Spesso le persone quando scoprono che faccio questo tipo di volontariato mi guardano con occhi nuovi e mi chiedono come faccia e, stupiti e quasi ossequiosi, si complimentano per il mio coraggio.
Questo mi imbarazza e mi lascia sempre senza parole, perché non so cosa rispondere e non mi va di negare il coraggio, anche se non è di coraggio che si tratta.

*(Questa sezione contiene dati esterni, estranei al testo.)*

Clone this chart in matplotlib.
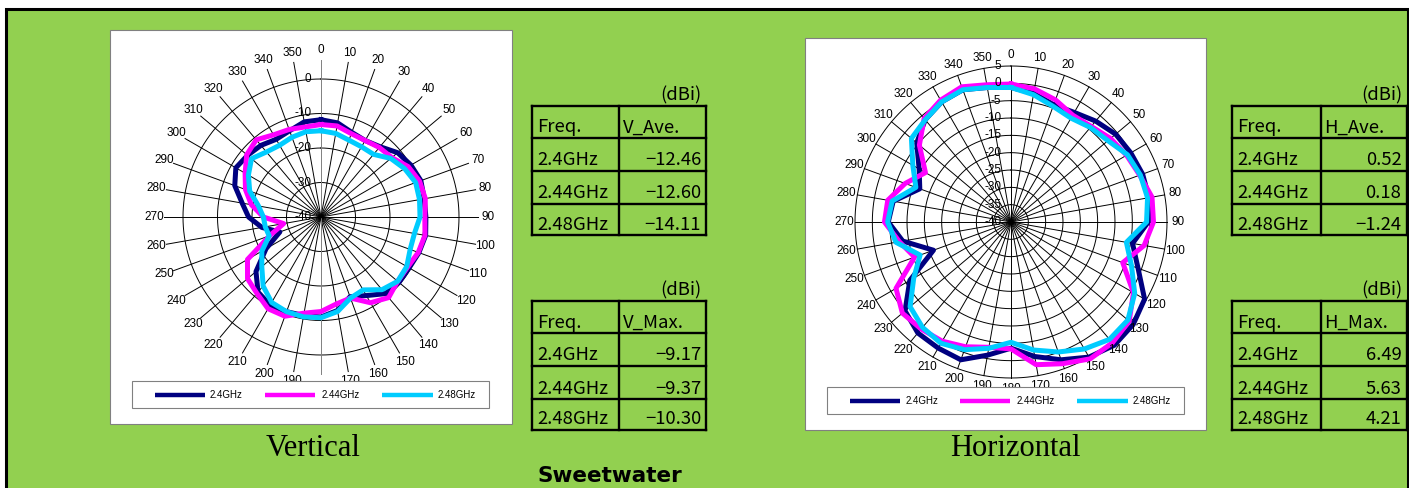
import numpy as np
import matplotlib.pyplot as plt
from matplotlib.patches import Rectangle
from matplotlib.transforms import offset_copy

W, H = 1409, 488

# ---- data ----
angles = np.arange(0, 360, 10)
freqs = ['2.4GHz', '2.44GHz', '2.48GHz']
colors = ['#000080', '#FF00FF', '#00CCFF']

# vertical pattern (dBi), 0..350 deg
v_24 = [-11.8, -12.3, -13.9, -14.4, -13.4, -11.0, -9.9, -9.2, -9.6, -9.6, -9.2, -9.8,
        -10.5, -10.5, -11.0, -13.7, -15.4, -12.5, -11.0, -11.0, -10.8, -10.5, -11.6, -15.4,
        -21.6, -27.3, -22.6, -19.0, -16.8, -13.4, -11.5, -12.2, -12.9, -14.0, -13.4, -12.0]
v_244 = [-13.2, -13.2, -14.3, -14.4, -13.7, -13.2, -10.8, -9.6, -9.3, -9.9, -9.4, -10.0,
         -11.0, -11.0, -9.5, -11.3, -15.0, -14.4, -12.6, -11.7, -9.4, -9.3, -11.1, -12.2,
         -15.4, -24.2, -29.0, -23.3, -19.5, -16.7, -14.6, -11.9, -10.8, -12.5, -13.0, -13.5]
v_248 = [-15.0, -15.4, -16.3, -16.5, -16.3, -13.6, -12.0, -10.8, -11.0, -11.3, -12.5, -12.5,
         -11.3, -11.0, -12.5, -15.6, -15.0, -12.2, -10.8, -10.6, -10.8, -11.4, -13.9, -17.6,
         -20.2, -24.0, -23.6, -23.3, -21.6, -18.0, -15.7, -13.7, -15.4, -16.0, -15.4, -14.9]

# horizontal pattern (dBi), 0..350 deg
h_24 = [-1.2, -2.3, -4.0, -3.5, -2.0, -0.6, -0.1, 0.4, 0.4, -0.4, -4.4, -1.0,
        4.5, 6.0, 6.4, 5.0, 2.3, -0.6, -3.6, -1.0, 2.3, 2.0, 1.8, -0.1,
        -6.3, -16.2, -8.3, -4.6, -5.5, -12.0, -9.4, -4.5, -1.5, 0.0, 0.6, -0.6]
h_244 = [-0.2, -1.0, -2.5, -4.4, -4.0, -2.5, -1.5, -0.5, 1.3, 1.1, -1.0, -5.7,
         0.8, 4.5, 5.5, 5.6, 3.5, 1.8, -3.4, -3.3, -1.7, -0.3, 0.3, 0.9,
         -1.7, -10.4, -7.3, -3.5, -3.9, -7.5, -11.5, -5.5, -1.0, 0.6, 1.5, 0.2]
h_248 = [-1.2, -2.7, -4.5, -5.4, -4.4, -3.5, -1.2, -0.3, 0.0, -0.9, -6.2, -3.0,
         1.2, 4.0, 4.2, 2.3, -0.1, -2.5, -5.3, -3.0, -0.8, 0.4, -0.3, -2.0,
         -7.6, -12.1, -6.3, -4.4, -5.2, -10.8, -7.3, -2.5, -1.5, 0.0, 0.6, -0.6]

v_ave = [-12.46, -12.60, -14.11]
v_max = [-9.17, -9.37, -10.30]
h_ave = [0.52, 0.18, -1.24]
h_max = [6.49, 5.63, 4.21]

GREEN = '#92D050'
GREY = '#808080'

fig = plt.figure(figsize=(W / 100, H / 100), dpi=100)
fig.patch.set_facecolor('white')


def frac(x0, y0, x1, y1):
    return [x0 / W, 1 - y1 / H, (x1 - x0) / W, (y1 - y0) / H]


bg = fig.add_axes([0, 0, 1, 1], zorder=0)
bg.set_xlim(0, W)
bg.set_ylim(H, 0)
bg.axis('off')

fg = fig.add_axes([0, 0, 1, 1], zorder=5)
fg.set_xlim(0, W)
fg.set_ylim(H, 0)
fg.axis('off')
fg.patch.set_alpha(0)

# green panel with black frame
bg.add_patch(Rectangle((5.5, 8.5), 1402.5, 500, fc=GREEN, ec='black', lw=2.2, clip_on=False))
# white chart areas
bg.add_patch(Rectangle((110, 30), 402, 394, fc='white', ec=GREY, lw=0.8))
bg.add_patch(Rectangle((805, 38), 401, 392, fc='white', ec=GREY, lw=0.8))

lab_font = 'Liberation Sans'


def polar_chart(cx, cy, ppd, rmax, rings, ticks, series, axis_col, hide=()):
    rlim = 10
    half = (rlim + 40) * ppd
    ax = fig.add_axes(frac(cx - half, cy - half, cx + half, cy + half),
                      projection='polar', zorder=2)
    ax.set_theta_zero_location('N')
    ax.set_theta_direction(-1)
    ax.set_ylim(-40, rlim)
    ax.set_xticks([])
    ax.set_yticks([])
    ax.grid(False)
    ax.spines['polar'].set_visible(False)
    ax.patch.set_alpha(0)

    t = np.linspace(0, 2 * np.pi, 361)
    for r in rings:
        ax.plot(t, np.full_like(t, r), color='black', lw=0.7)
    for a in angles:
        c = axis_col if a in (0, 180) else 'black'
        ax.plot([np.deg2rad(a)] * 2, [-40, rmax], color=c, lw=0.7)

    rl = -40 + 167 / ppd
    for a in angles:
        if a in hide:
            continue
        ax.text(np.deg2rad(a), rl, str(a), ha='center', va='center',
                fontsize=8.5, family=lab_font)

    tr = offset_copy(ax.transData, fig=fig, x=-7, y=0, units='points')
    for v in ticks:
        ax.text(0, v, str(v), transform=tr, ha='right', va='center',
                fontsize=8.5, family=lab_font)

    th = np.deg2rad(np.append(angles, angles[0]))
    for vals, col in zip(series, colors):
        r = np.append(vals, vals[0])
        ax.plot(th, r, color=col, lw=3.6)
    return ax


polar_chart(321, 217, 3.45, 5.5, [-30, -20, -10, 0], [0, -10, -20, -30, -40],
            [v_24, v_244, v_248], GREY, hide=(180,))
polar_chart(1011, 222, 156 / 45, 5, list(range(-35, 6, 5)), list(range(5, -41, -5)),
            [h_24, h_244, h_248], 'black')


def legend(x0, y0, x1, y1, lines, texts):
    fg.add_patch(Rectangle((x0, y0), x1 - x0, y1 - y0, fc='white', ec=GREY, lw=0.8))
    yc = (y0 + y1) / 2
    for (a, b), tx, f, col in zip(lines, texts, freqs, colors):
        fg.plot([a, b], [yc, yc], color=col, lw=3.2, solid_capstyle='butt')
        fg.text(tx, yc, f, ha='left', va='center', fontsize=7, family=lab_font)


legend(132, 381, 489, 408, [(155, 205), (265, 315), (382, 433)], [210, 322, 438])
legend(827, 387, 1184, 414, [(850, 900), (960, 1010), (1077, 1128)], [906, 1017, 1133])

tab_font = ['Noto Sans CJK JP', 'DejaVu Sans']


def fmt(v):
    return f'{v:.2f}'.replace('-', '\u2212')


def table(x0, xm, x1, ys, head, vals):
    lw = 1.7
    for y in ys:
        bg.plot([x0, x1], [y, y], color='black', lw=lw, solid_capstyle='projecting')
    for x in (x0, xm, x1):
        bg.plot([x, x], [ys[0], ys[-1]], color='black', lw=lw, solid_capstyle='projecting')
    bg.text(x1 - 4, ys[0] - 5, '(dBi)', ha='right', va='baseline', fontsize=13.3, family=tab_font)
    rows = [('Freq.', head)] + [(f, fmt(v)) for f, v in zip(freqs, vals)]
    for i, (a, b) in enumerate(rows):
        yb = ys[i + 1] - 5.5
        bg.text(x0 + 5, yb, a, ha='left', va='baseline', fontsize=13.3, family=tab_font)
        if i == 0:
            bg.text(xm + 4, yb, b, ha='left', va='baseline', fontsize=13.3, family=tab_font)
        else:
            bg.text(x1 - 5, yb, b, ha='right', va='baseline', fontsize=13.3, family=tab_font)


top_rows = [105.5, 138, 170.5, 204, 235]
bot_rows = [300.5, 333, 365.5, 399, 430]
table(532, 619, 706, top_rows, 'V_Ave.', v_ave)
table(532, 619, 706, bot_rows, 'V_Max.', v_max)
table(1232, 1320.5, 1406.5, top_rows, 'H_Ave.', h_ave)
table(1232, 1320.5, 1406.5, bot_rows, 'H_Max.', h_max)

bg.text(313, 456, 'Vertical', ha='center', va='baseline', fontsize=22, family='Liberation Serif')
bg.text(1015, 456, 'Horizontal', ha='center', va='baseline', fontsize=22, family='Liberation Serif')
bg.text(610, 466, 'Sweetwater', ha='center', va='top', fontsize=15.5, fontweight='bold',
        family='DejaVu Sans')

fig.savefig('out.png', dpi=100)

La verità è che lo faccio per me, che questo volontariato mi dà tanto. Non sono che una pedina di un ingranaggio molto più sofisticato, che dà il suo contributo e ne riceve in cambio senso. Attraverso di me il servizio raggiunge altri, attraverso gli altri, il servizio raggiunge me.
Per me il volontariato in Cure Palliative è un’occasione di gentilezza. È un’occasione per offrire un sorriso, una carezza, una mano con gentilezza e gratuità, all’ombra di un luogo dove chi riceve non avrà il tempo di ricambiare… E quindi ogni mio gesto è puro e slegato dal bisogno di reciprocità!

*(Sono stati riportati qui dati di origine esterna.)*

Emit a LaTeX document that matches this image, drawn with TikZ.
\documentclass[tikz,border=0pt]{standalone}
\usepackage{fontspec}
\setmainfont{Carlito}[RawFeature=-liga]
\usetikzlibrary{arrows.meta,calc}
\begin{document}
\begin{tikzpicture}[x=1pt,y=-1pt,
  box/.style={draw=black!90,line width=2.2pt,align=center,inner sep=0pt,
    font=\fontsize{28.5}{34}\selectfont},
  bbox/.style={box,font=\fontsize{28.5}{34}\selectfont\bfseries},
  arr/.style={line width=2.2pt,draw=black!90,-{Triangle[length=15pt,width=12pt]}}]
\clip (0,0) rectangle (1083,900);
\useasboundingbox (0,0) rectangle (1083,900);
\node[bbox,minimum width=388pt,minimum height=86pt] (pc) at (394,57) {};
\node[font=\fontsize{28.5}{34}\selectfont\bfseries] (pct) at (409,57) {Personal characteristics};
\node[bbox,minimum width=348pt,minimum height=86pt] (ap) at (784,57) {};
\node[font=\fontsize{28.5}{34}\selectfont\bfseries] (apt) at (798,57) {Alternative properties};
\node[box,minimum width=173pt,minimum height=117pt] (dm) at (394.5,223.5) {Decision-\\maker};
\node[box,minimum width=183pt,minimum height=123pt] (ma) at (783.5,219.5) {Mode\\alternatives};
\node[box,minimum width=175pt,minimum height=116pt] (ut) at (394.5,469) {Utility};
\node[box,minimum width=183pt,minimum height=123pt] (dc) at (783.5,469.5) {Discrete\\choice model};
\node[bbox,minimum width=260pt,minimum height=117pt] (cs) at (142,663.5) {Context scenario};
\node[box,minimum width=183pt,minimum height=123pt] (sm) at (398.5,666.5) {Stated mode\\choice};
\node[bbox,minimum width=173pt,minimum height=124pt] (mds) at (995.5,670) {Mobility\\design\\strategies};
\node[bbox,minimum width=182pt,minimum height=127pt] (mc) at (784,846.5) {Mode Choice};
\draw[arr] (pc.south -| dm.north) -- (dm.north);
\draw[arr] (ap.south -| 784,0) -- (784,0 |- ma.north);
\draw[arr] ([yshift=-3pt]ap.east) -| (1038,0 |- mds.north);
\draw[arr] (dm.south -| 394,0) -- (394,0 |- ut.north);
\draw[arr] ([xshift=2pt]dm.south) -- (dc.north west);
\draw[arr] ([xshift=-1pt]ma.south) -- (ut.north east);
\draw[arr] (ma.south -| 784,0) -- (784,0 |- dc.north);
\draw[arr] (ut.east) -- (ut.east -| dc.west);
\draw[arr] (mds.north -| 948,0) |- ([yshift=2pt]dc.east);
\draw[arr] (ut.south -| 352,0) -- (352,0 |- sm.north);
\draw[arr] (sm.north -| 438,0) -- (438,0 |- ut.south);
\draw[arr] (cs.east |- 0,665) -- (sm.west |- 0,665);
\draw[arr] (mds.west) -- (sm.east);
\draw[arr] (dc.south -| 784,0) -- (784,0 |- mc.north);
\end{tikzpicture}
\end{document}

Eppure sempre, in modi insperati, insospettabili e mai ovvi, ho ricevuto qualcosa dalle persone a cui mi sono seduta accanto. Un sorriso, una confidenza, una ricetta, una fotografia condivisa, un quadro sul muro, un contatto autentico e ravvicinato, la grazia del silenzio, la prova del coraggio.

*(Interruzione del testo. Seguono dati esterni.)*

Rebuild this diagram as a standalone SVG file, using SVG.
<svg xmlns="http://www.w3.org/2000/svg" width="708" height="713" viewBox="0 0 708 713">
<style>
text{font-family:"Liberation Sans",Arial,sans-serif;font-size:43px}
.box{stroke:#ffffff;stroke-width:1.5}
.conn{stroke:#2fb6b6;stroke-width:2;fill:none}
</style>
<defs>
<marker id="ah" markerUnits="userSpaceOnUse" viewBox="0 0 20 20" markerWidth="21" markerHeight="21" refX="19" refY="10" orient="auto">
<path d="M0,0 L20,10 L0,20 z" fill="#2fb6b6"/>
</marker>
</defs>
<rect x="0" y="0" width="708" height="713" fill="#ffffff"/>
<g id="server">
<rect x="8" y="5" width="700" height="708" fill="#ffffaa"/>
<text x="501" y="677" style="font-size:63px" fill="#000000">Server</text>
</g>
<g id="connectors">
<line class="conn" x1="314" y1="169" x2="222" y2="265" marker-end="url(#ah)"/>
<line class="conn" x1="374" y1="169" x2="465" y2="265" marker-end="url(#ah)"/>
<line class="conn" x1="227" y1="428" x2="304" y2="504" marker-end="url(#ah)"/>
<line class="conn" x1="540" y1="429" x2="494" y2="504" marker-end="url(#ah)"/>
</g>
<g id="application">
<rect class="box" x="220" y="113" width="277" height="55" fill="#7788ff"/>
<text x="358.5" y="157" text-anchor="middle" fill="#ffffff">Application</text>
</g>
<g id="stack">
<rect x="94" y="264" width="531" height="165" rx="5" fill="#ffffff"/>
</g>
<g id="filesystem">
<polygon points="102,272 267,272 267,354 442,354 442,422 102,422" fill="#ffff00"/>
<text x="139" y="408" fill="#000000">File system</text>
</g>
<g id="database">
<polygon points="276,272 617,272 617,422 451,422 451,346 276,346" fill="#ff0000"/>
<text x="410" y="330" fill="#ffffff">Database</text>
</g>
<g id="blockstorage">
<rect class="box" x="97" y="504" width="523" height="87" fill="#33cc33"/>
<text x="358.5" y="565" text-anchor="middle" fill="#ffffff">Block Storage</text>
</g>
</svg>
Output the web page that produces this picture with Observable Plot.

Questo volontariato è per me, soprattutto, un’opportunità per vivere nell’essenziale. Per sentire l’umanità dell’altro incontrare la mia. Senza fronzoli, convenevoli e con la consapevolezza del tempo che scorre… I malati e i loro cari entrano in contatto con noi volontari sapendo che non c’è spazio per le futilità. Si va al sodo, all’essenziale, alla bellezza del contatto tra esseri umani e ci si dà e si riceve l’altro con una gioia autentica e contenuta, una presenza solida e generosa.
Laddove la disponibilità è autentica, c’è lo spazio per l’incontro nella verità.
Quanti abbracci e carezze con sconosciuti dal valore impagabile!
Questo volontariato è imparare a “stare” senza “fare”. Anche in silenzio se necessario. Quanto passa in quei momenti! Quanta bellezza nell’inazione! Stare accanto a qualcuno senza la spinta a riempire silenzi e vuoti. Con lo sguardo o anche semplicemente in presenza di una persona che ha già chiuso gli occhi e respira faticosamente. Sapendo che “stare” ha un valore. Anche solo il valore dell’essere testimoni e non lasciare soli.
Ma, soprattutto, grazie a questo volontariato ho trovato un senso. Tanto significato per la mia vita, in cui la morte è ora meno nemica e più conosciuta, e per i grandi temi con cui tutti ci confrontiamo e che per me cominciano a trovare un posto chiaro».